The Truth about Goats
In attempt to inject a sense of humility and suspense into proceedings, the 2015 Academy Award nominees will now be reeled off in a mildly sarcastic manner. The general public, having grown weary of ‘smug luvvies in posh frocks’, greeted the change with the same levels of apathy that we normally reserve for candle making, bongo playing or soup.
An Academy spokesperson explained: ‘Our sponsors have informed us that the TV audience has become inert in all but the part when Jennifer Lawrence falls flat on her face. For some reason a room full of self-congratulatory millionaires, does not resonate with people as it once did. If anything, polling suggests people would rather the giving awards was replaced with a gunge tank, an eye gouge and a sock of manure to kisser’.
Front runners for this year include an obligatory film with a wheelchair, something involving a sexually repressed Brit and world-wide narcolepsy. One listless movie viewer complained: ‘Meryl Streep has now reached nineteen Oscar nominations. Nineteen. And all with the same prosthetic nose. That can’t be hygienic.’

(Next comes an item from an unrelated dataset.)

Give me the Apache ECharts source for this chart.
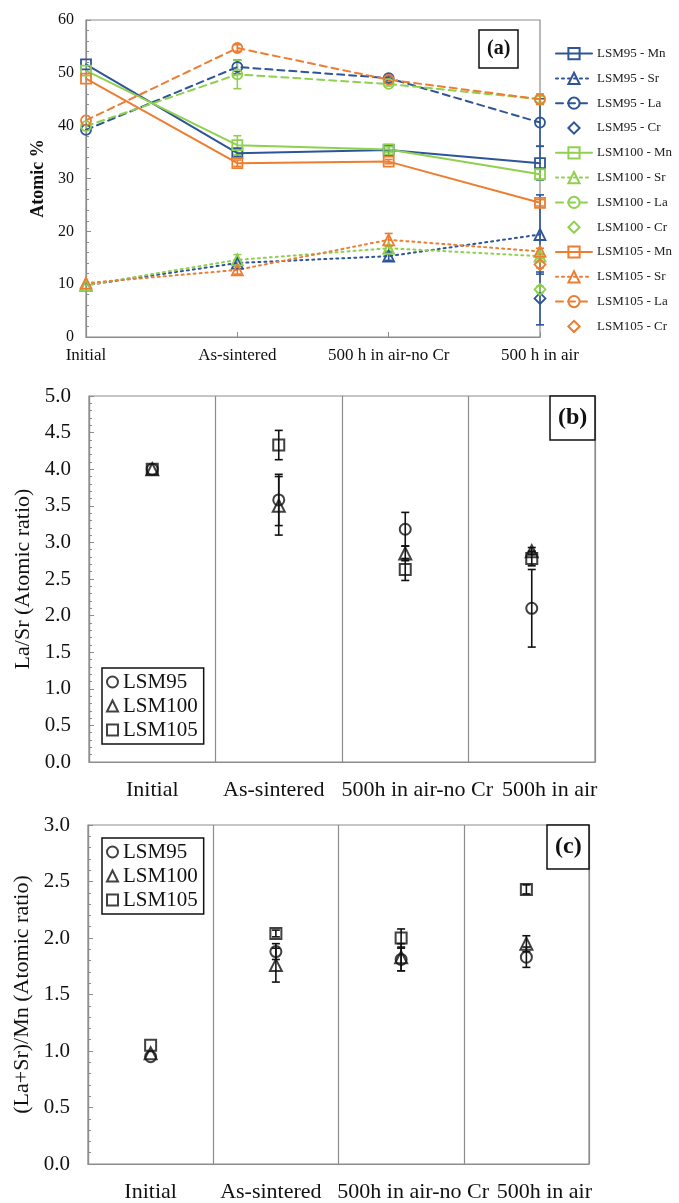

Oscar night itself is set to run for 168 hours straight, as host Neil Patrick Harris’ quips attempt to keep pace with a nearby glacier. The red carpet itself will be awash with spray on tan, surgical tape and envy. While lethargic viewers will ask; what’s the difference between Liza Minnelli and a Great White – one has dull lifeless eyes, no wrinkles and too many teeth, the other is a shark.